The problem | Retype the whole listing, please, keeping every line exact and dropping the pictures.

[START OF Data lines]

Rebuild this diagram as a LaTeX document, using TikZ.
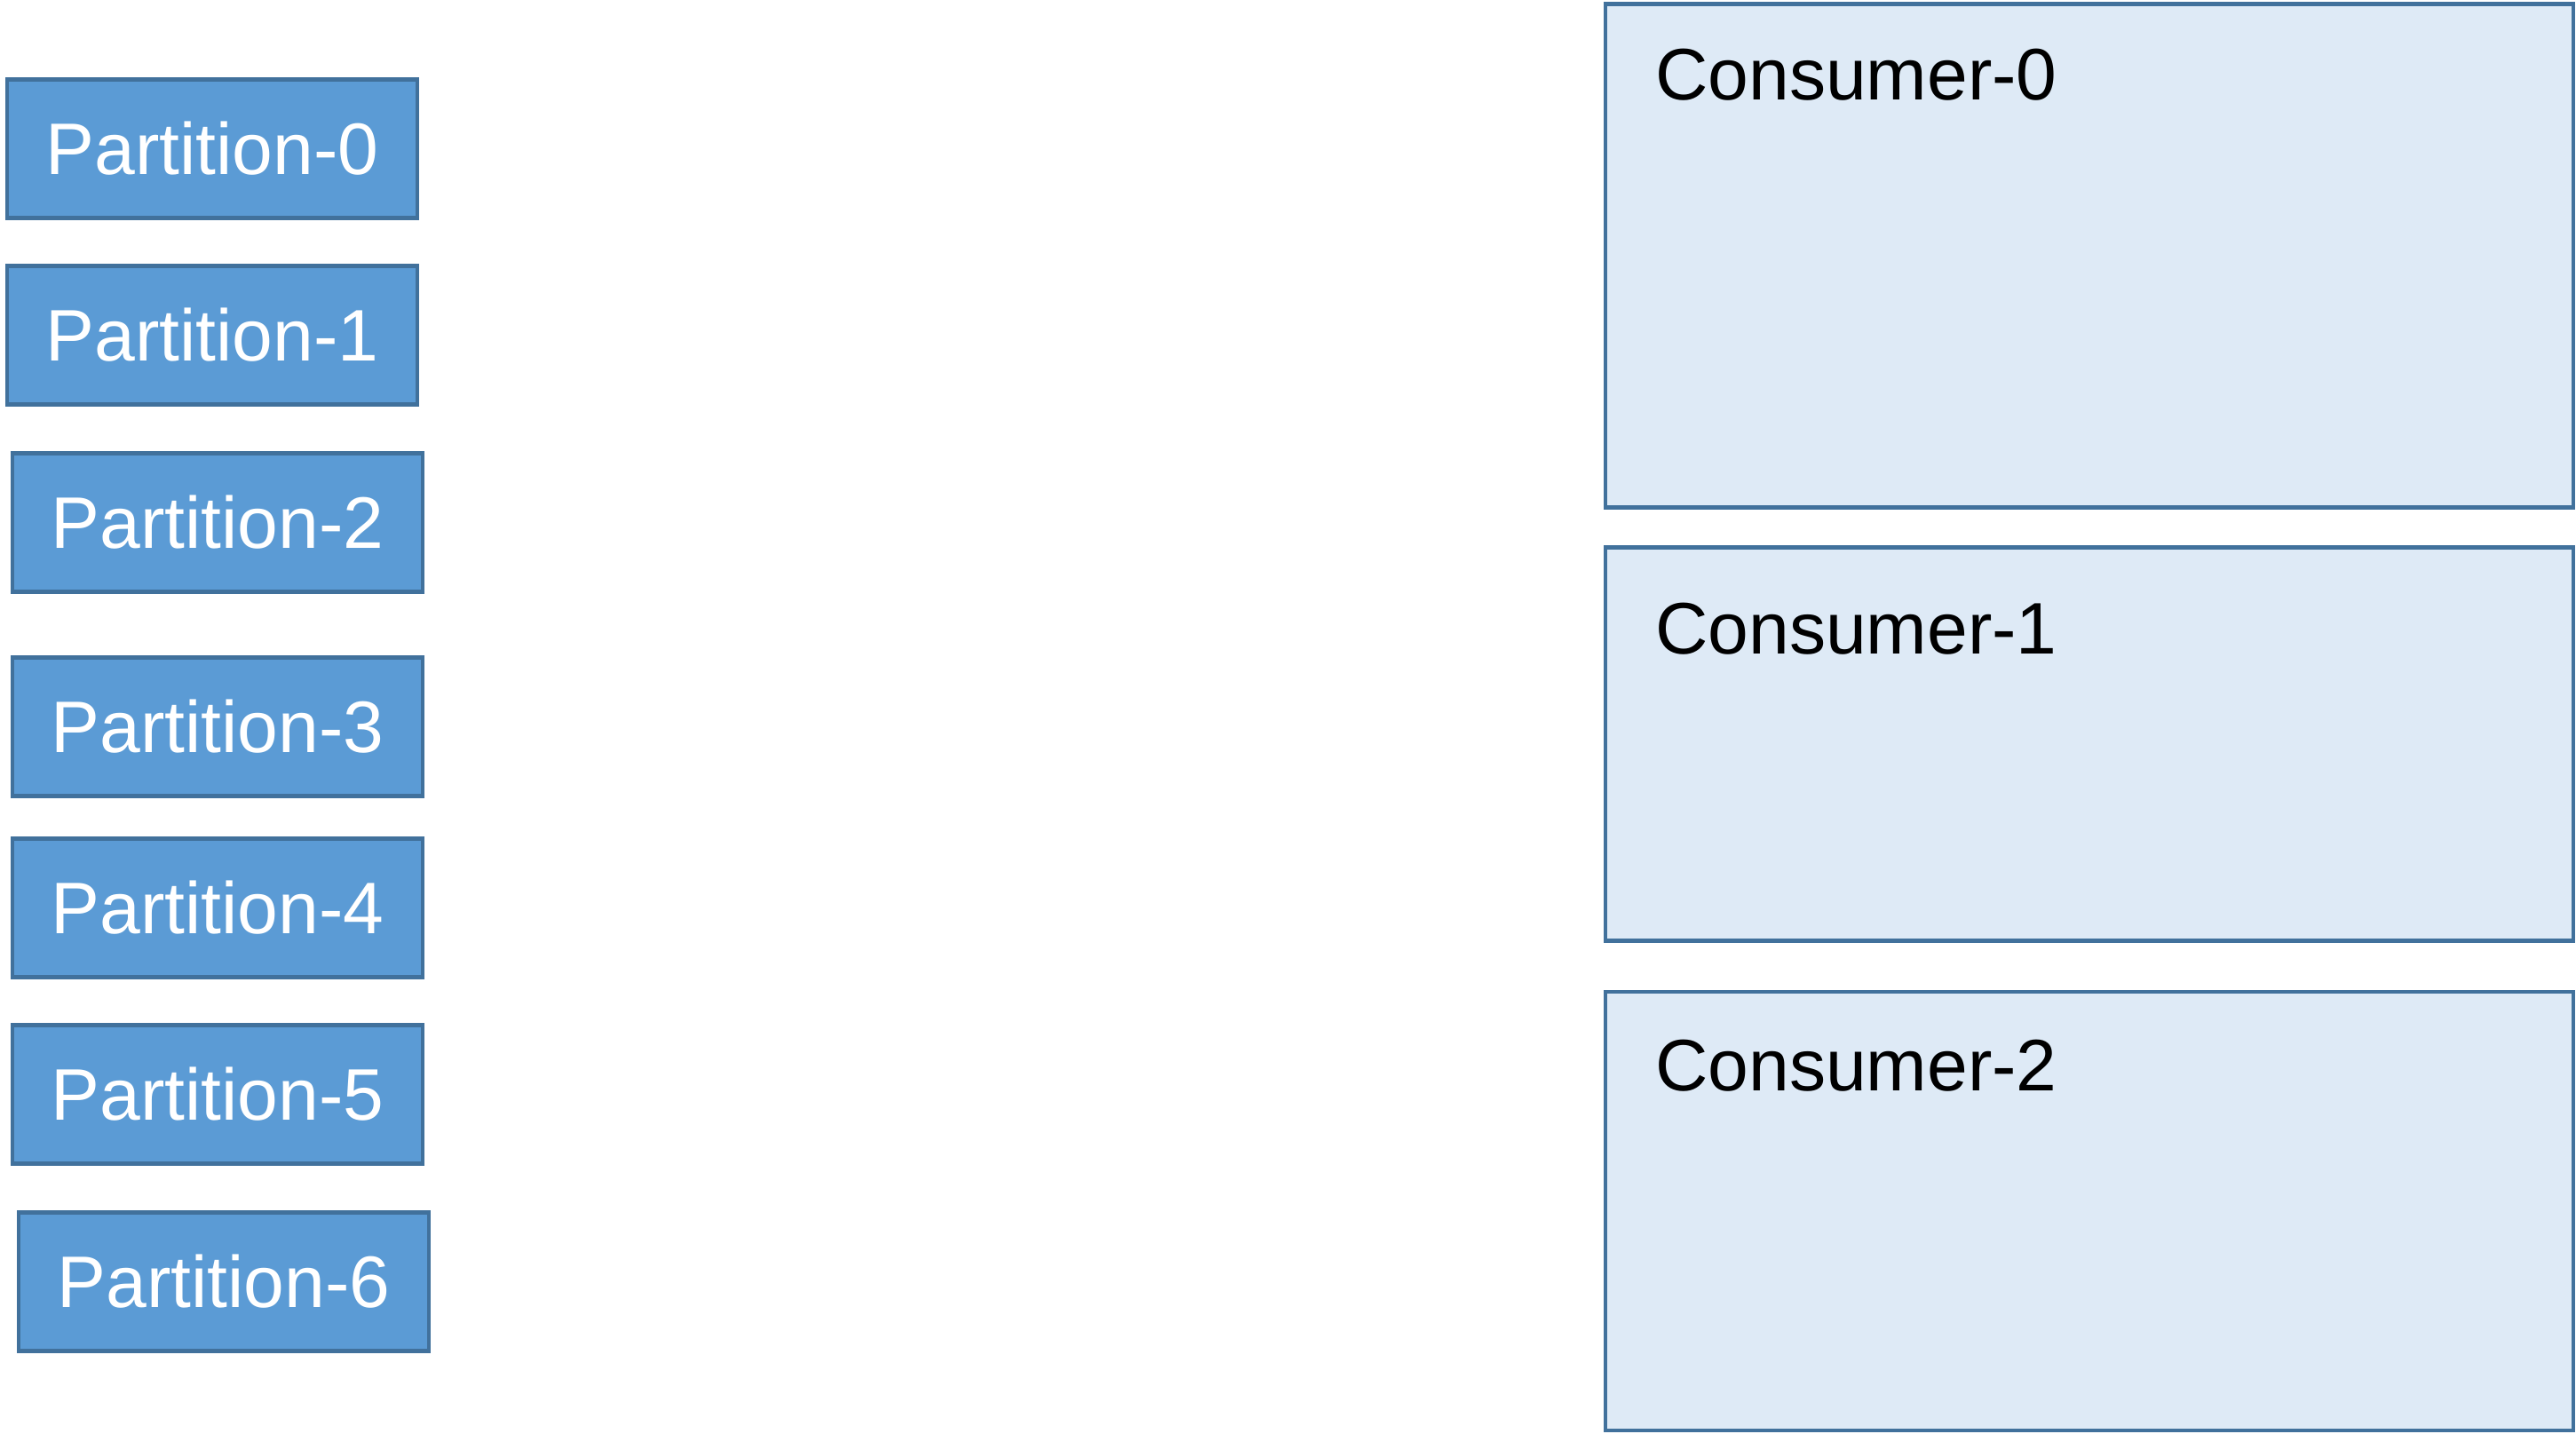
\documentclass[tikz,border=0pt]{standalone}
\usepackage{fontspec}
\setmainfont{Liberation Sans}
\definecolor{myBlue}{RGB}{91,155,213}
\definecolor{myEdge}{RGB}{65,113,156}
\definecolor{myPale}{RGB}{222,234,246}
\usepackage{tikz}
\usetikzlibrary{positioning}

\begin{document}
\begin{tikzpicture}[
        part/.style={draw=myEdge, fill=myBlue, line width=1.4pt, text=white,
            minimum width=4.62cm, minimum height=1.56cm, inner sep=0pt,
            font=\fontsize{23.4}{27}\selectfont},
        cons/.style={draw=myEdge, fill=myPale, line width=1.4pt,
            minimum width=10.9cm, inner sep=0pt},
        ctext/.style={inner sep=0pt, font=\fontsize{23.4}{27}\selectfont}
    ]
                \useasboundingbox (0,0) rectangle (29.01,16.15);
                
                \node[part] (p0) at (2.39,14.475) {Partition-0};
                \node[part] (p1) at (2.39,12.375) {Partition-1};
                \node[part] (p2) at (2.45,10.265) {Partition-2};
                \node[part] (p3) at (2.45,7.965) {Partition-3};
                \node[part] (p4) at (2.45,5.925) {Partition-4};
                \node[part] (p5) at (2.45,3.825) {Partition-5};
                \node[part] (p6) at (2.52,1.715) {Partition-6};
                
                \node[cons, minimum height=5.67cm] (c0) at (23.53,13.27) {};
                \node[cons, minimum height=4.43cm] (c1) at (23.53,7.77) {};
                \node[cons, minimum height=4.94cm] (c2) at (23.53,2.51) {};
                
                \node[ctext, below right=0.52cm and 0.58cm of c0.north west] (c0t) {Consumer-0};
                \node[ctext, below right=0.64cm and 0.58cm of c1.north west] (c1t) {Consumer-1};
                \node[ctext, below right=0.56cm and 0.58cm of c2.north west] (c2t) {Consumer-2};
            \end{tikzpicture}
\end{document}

[END OF Data lines]

Complete output |
Rebuild this diagram as a LaTeX document, using TikZ.
\documentclass[tikz,border=0pt]{standalone}
\usepackage{fontspec}
\setmainfont{Liberation Sans}
\definecolor{myBlue}{RGB}{91,155,213}
\definecolor{myEdge}{RGB}{65,113,156}
\definecolor{myPale}{RGB}{222,234,246}
\usepackage{tikz}
\usetikzlibrary{positioning}

\begin{document}
\begin{tikzpicture}[
        part/.style={draw=myEdge, fill=myBlue, line width=1.4pt, text=white,
            minimum width=4.62cm, minimum height=1.56cm, inner sep=0pt,
            font=\fontsize{23.4}{27}\selectfont},
        cons/.style={draw=myEdge, fill=myPale, line width=1.4pt,
            minimum width=10.9cm, inner sep=0pt},
        ctext/.style={inner sep=0pt, font=\fontsize{23.4}{27}\selectfont}
    ]
                \useasboundingbox (0,0) rectangle (29.01,16.15);
                
                \node[part] (p0) at (2.39,14.475) {Partition-0};
                \node[part] (p1) at (2.39,12.375) {Partition-1};
                \node[part] (p2) at (2.45,10.265) {Partition-2};
                \node[part] (p3) at (2.45,7.965) {Partition-3};
                \node[part] (p4) at (2.45,5.925) {Partition-4};
                \node[part] (p5) at (2.45,3.825) {Partition-5};
                \node[part] (p6) at (2.52,1.715) {Partition-6};
                
                \node[cons, minimum height=5.67cm] (c0) at (23.53,13.27) {};
                \node[cons, minimum height=4.43cm] (c1) at (23.53,7.77) {};
                \node[cons, minimum height=4.94cm] (c2) at (23.53,2.51) {};
                
                \node[ctext, below right=0.52cm and 0.58cm of c0.north west] (c0t) {Consumer-0};
                \node[ctext, below right=0.64cm and 0.58cm of c1.north west] (c1t) {Consumer-1};
                \node[ctext, below right=0.56cm and 0.58cm of c2.north west] (c2t) {Consumer-2};
            \end{tikzpicture}
\end{document}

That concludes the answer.